NARUC Tuesday filed a petition with the Department of Energy contesting the administration's decision, asking to have a say in the administrative proceedings before the Department of Energy's Atomic Safety and Licensing Board.
The regulators said the dismissal of the Yucca Mountain application will significantly undermine the government's ability to fulfill its outstanding obligation to dispose of the nuclear waste.
"Dismissal at this late stage, in the absence of any rational explanation or record-based findings to justify it, is an incredible waste of the billions in rate-payer dollars spent on the licensing proceeding to date," the commissioners said in the filing.
They warned that rate-payers across the nation would foot the bill and the decision "will effectively delay DOE's ability to finally begin to accept waste for at least 25 years."
In a letter to Energy Secretary Steven Chu earlier this month, NARUC said the Nuclear Regulatory Commission "must have the opportunity to evaluate the application in full."
The DOE wasn't immediately able to comment.
The legal petition is another complication in the long-running political scrap over the nuclear waste repository in Nevada. Democrats, such as Senate Majority Leader Harry Reid (D., Nev.), have fought to halt the multi-billion dollar project. With the project suffering from years of delay, billions in liabilities and a raft of legal challenges, many in the nuclear industry say the license withdrawal adds another dimension to the uncertainty plaguing the sector.
Republicans, including former Presidential candidate Sen. John McCain (R., Ariz.) say the White House's decision was purely political. In hearings on Capitol Hill, Mr. Chu has been pressured to present the scientific basis legally required for the administrative withdrawal. Mr. Chu didn't provide lawmakers with the scientific basis for the administration's decision.
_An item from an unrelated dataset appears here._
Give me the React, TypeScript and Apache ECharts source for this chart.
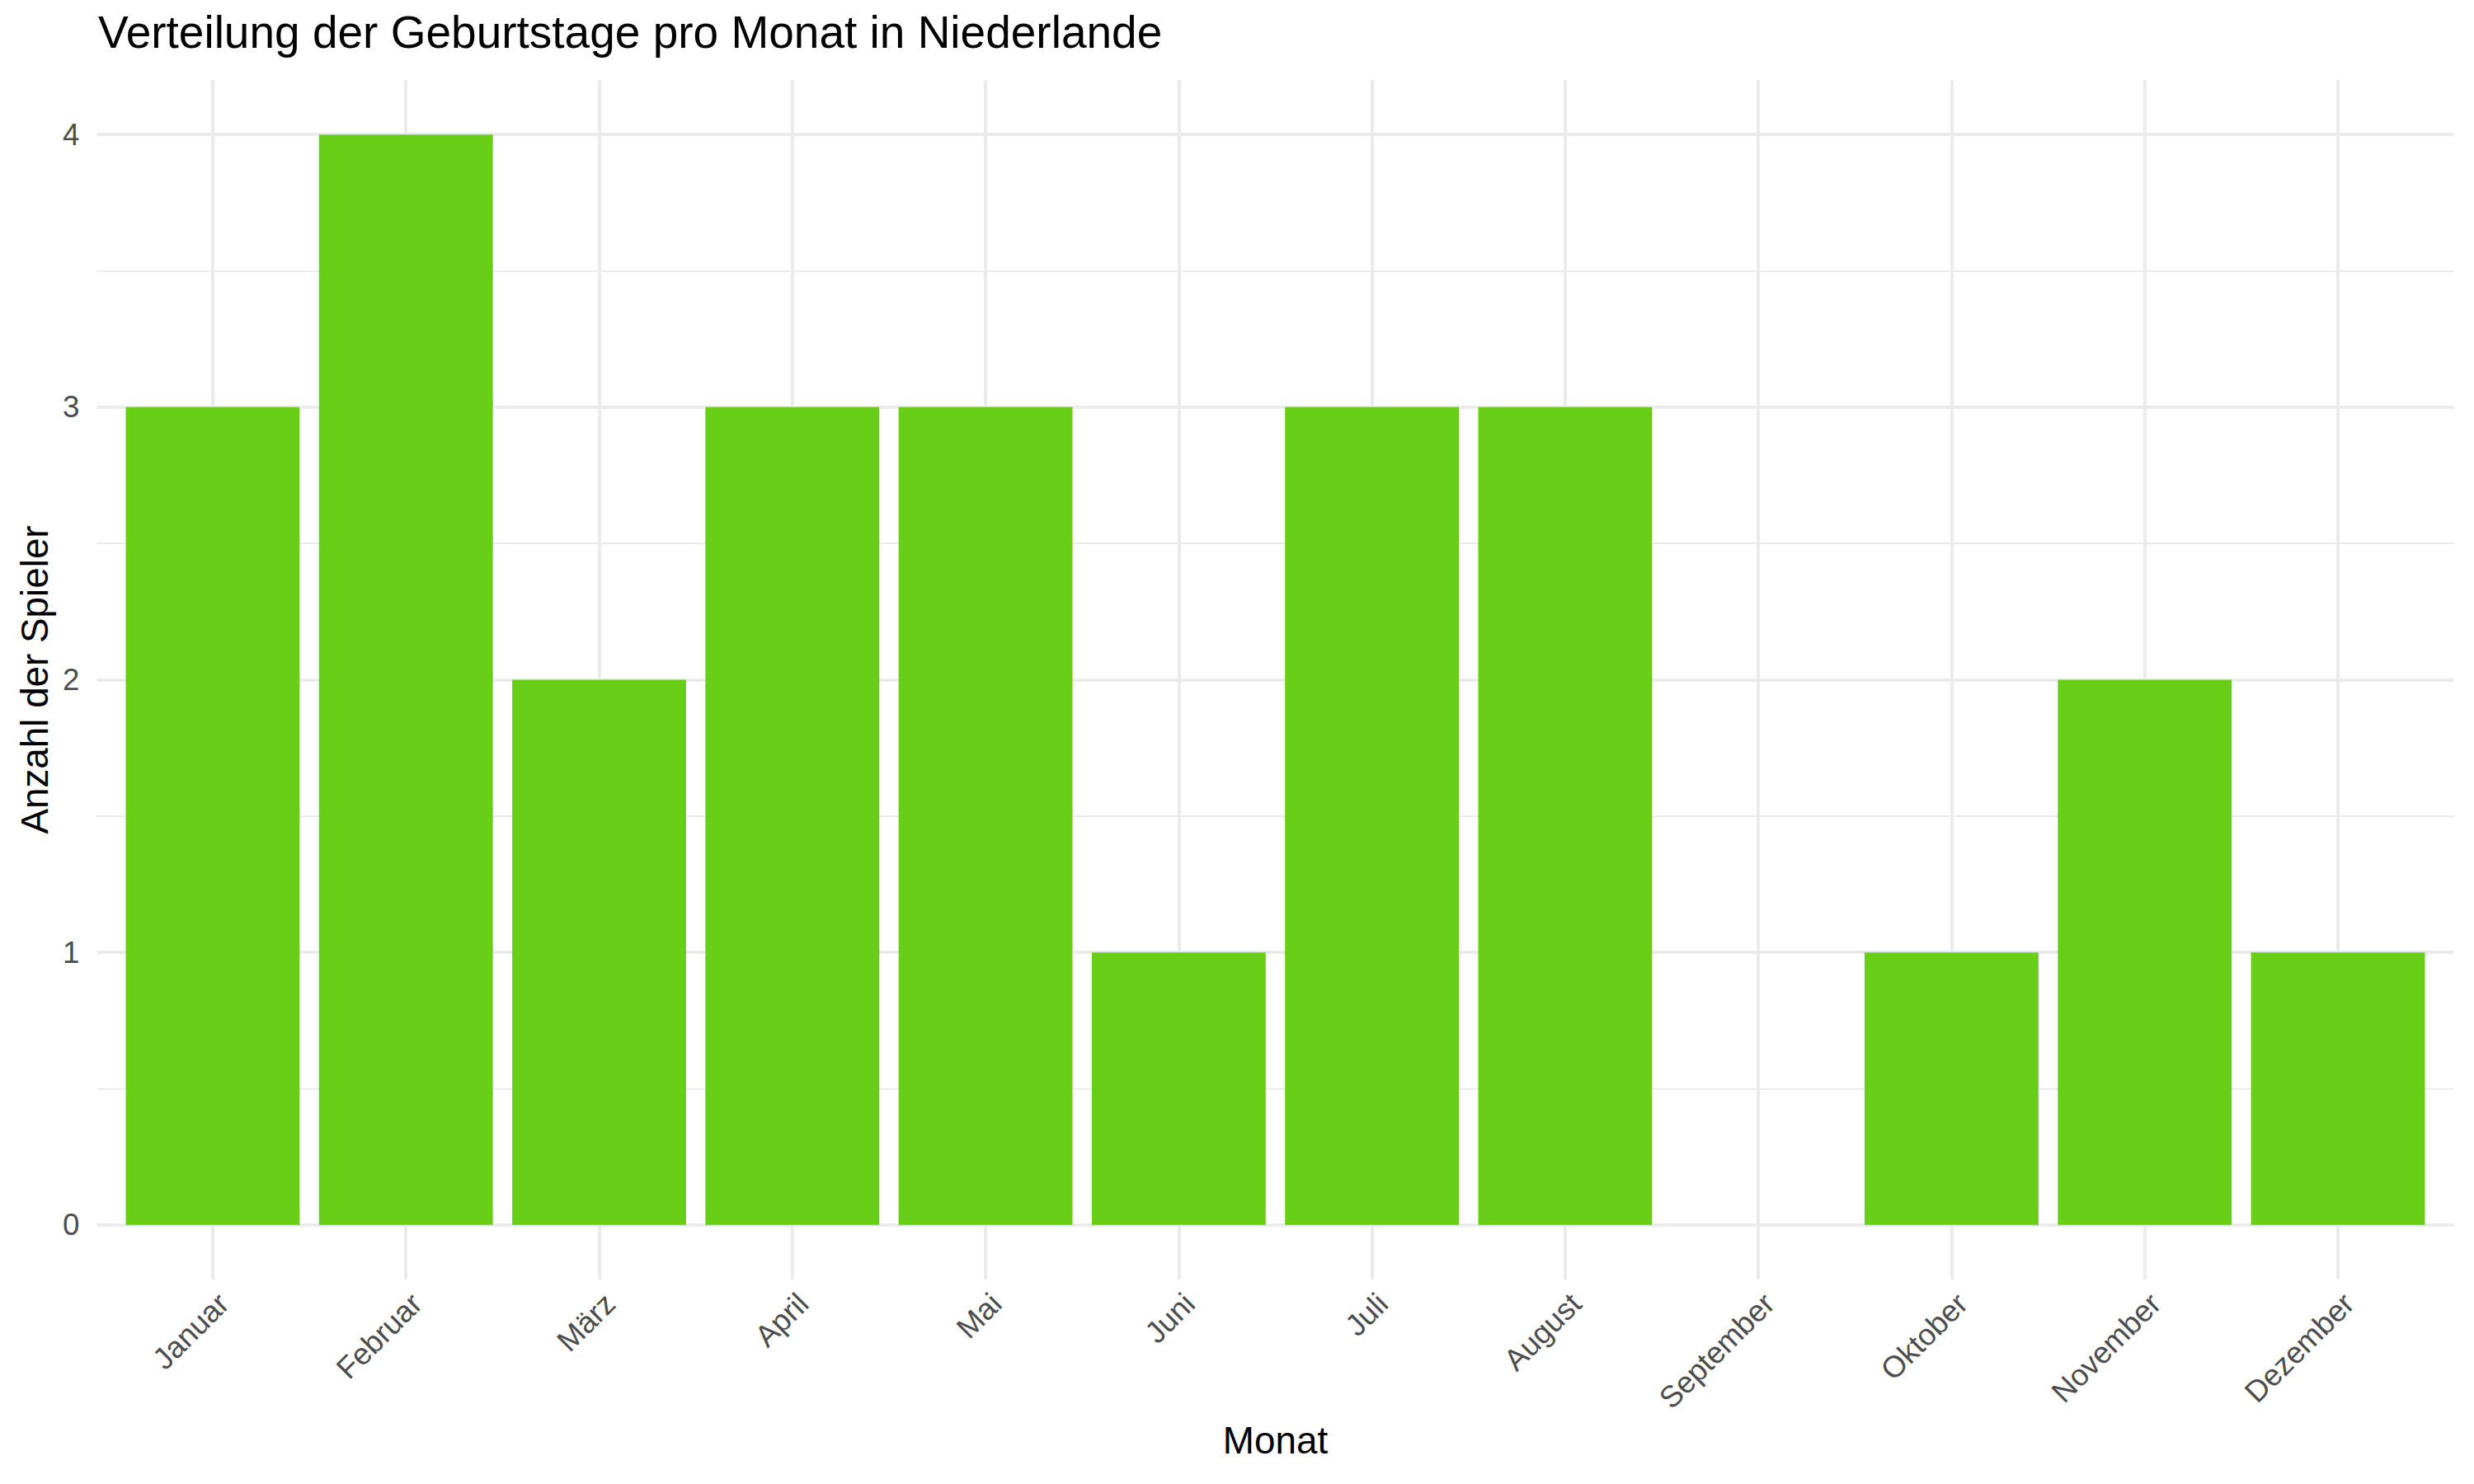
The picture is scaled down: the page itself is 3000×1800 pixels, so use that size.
import React, { useEffect, useRef } from "react";
import * as echarts from "echarts";

const months = ["Januar", "Februar", "März", "April", "Mai", "Juni", "Juli", "August", "September", "Oktober", "November", "Dezember"];
const counts = [3, 4, 2, 3, 3, 1, 3, 3, 0, 1, 2, 1];
const yTicks = [0, 1, 2, 3, 4];
const yMinor = [0.5, 1.5, 2.5, 3.5];
const title = "Verteilung der Geburtstage pro Monat in Niederlande";
const xTitle = "Monat";
const yTitle = "Anzahl der Spieler";

const FONT = "'Liberation Sans', Arial, Helvetica, sans-serif";
const GRID_COLOR = "#EBEBEB";

export default function App() {
  const ref = useRef<HTMLDivElement>(null);
  useEffect(() => {
    if (!ref.current) return;
    const chart = echarts.init(ref.current, null, { renderer: "svg" });
    const xIdx = months.map((_, i) => i);
    const gridLeft = 117.4;
    const gridRight = 24.4;
    const panelW = 3000 - gridLeft - gridRight;
    const band = panelW / (months.length + 0.2);
    chart.setOption({
      animation: false,
      backgroundColor: "#ffffff",
      textStyle: { fontFamily: FONT },
      title: {
        text: title,
        left: 114,
        top: 6,
        textStyle: { fontFamily: FONT, fontSize: 55, fontWeight: "normal", color: "#000000" },
      },
      grid: {
        left: gridLeft,
        right: gridRight,
        top: 97,
        bottom: 248,
        containLabel: false,
        outerBoundsMode: "none",
      },
      xAxis: {
        type: "value",
        min: -0.6,
        max: months.length - 1 + 0.6,
        axisLine: { show: false },
        axisTick: { show: false, customValues: xIdx },
        splitLine: { show: false },
        axisLabel: {
          customValues: xIdx,
          formatter: (v: number) => months[Math.round(v)] ?? "",
          rotate: 45,
          verticalAlign: "top",
          color: "#4D4D4D",
          fontSize: 36.7,
          fontFamily: FONT,
          margin: 10,
        },
        name: xTitle,
        nameLocation: "middle",
        nameGap: 172,
        nameTextStyle: { fontFamily: FONT, fontSize: 45.8, color: "#000000" },
      },
      yAxis: {
        type: "value",
        min: -0.2,
        max: 4.2,
        axisLine: { show: false },
        axisTick: { show: false, customValues: yTicks },
        splitLine: { show: false },
        axisLabel: {
          customValues: yTicks,
          color: "#4D4D4D",
          fontSize: 36.7,
          fontFamily: FONT,
          margin: 21,
        },
        name: yTitle,
        nameLocation: "middle",
        nameRotate: 90,
        nameGap: 52,
        nameTextStyle: { fontFamily: FONT, fontSize: 45.8, color: "#000000" },
      },
      series: [
        {
          type: "line",
          data: [[0, 0]],
          showSymbol: false,
          symbol: "none",
          lineStyle: { opacity: 0 },
          silent: true,
          z: 1,
          markLine: {
            silent: true,
            z: 1,
            symbol: ["none", "none"],
            label: { show: false },
            animation: false,
            data: [
              ...yMinor.map((v) => ({ yAxis: v, lineStyle: { color: GRID_COLOR, width: 2, type: "solid" } })),
              ...yTicks.map((v) => ({ yAxis: v, lineStyle: { color: GRID_COLOR, width: 4, type: "solid" } })),
              ...xIdx.map((v) => ({ xAxis: v, lineStyle: { color: GRID_COLOR, width: 4, type: "solid" } })),
            ],
          },
        },
        {
          type: "bar",
          data: counts.map((c, i) => [i, c]),
          barWidth: band * 0.9,
          itemStyle: { color: "#69CE17" },
          z: 10,
        },
      ],
    });
    return () => chart.dispose();
  }, []);
  return (
    <div
      ref={ref}
      style={{ position: "fixed", left: 0, top: 0, width: 3000, height: 1800, background: "#fff" }}
    />
  );
}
As recently as late last year, the DOE Web site said 20 years of research and billions of dollars-worth of scientific work found that the Yucca Mountain repository "brings together the location, natural barriers, and design elements most likely to protect the health and safety of the public."
That site has since been edited and Mr. Chu has defended his agency's decision. In a recent interview with The Wall Street Journal, the Energy Secretary said "the whole history of Yucca Mountain was more political than scientific," but added, "very truthfully I can say that given what we know today, the repository looks less and less good."
Meanwhile, the White House announced a blue ribbon panel to recommend nuclear waste alternatives. Although the panel's supposed to remain politically agnostic in its recommendations, administration officials have made it clear they don't want it to consider Yucca Mountain or any site as an alternative. Rather, advice should focus on non site-specific solutions.
NARUC has asked to contribute to the blue ribbon commission's proceedings, pointing to the fact that rate-payers had paid more than $16 billion into the Nuclear Waste Fund for the repository.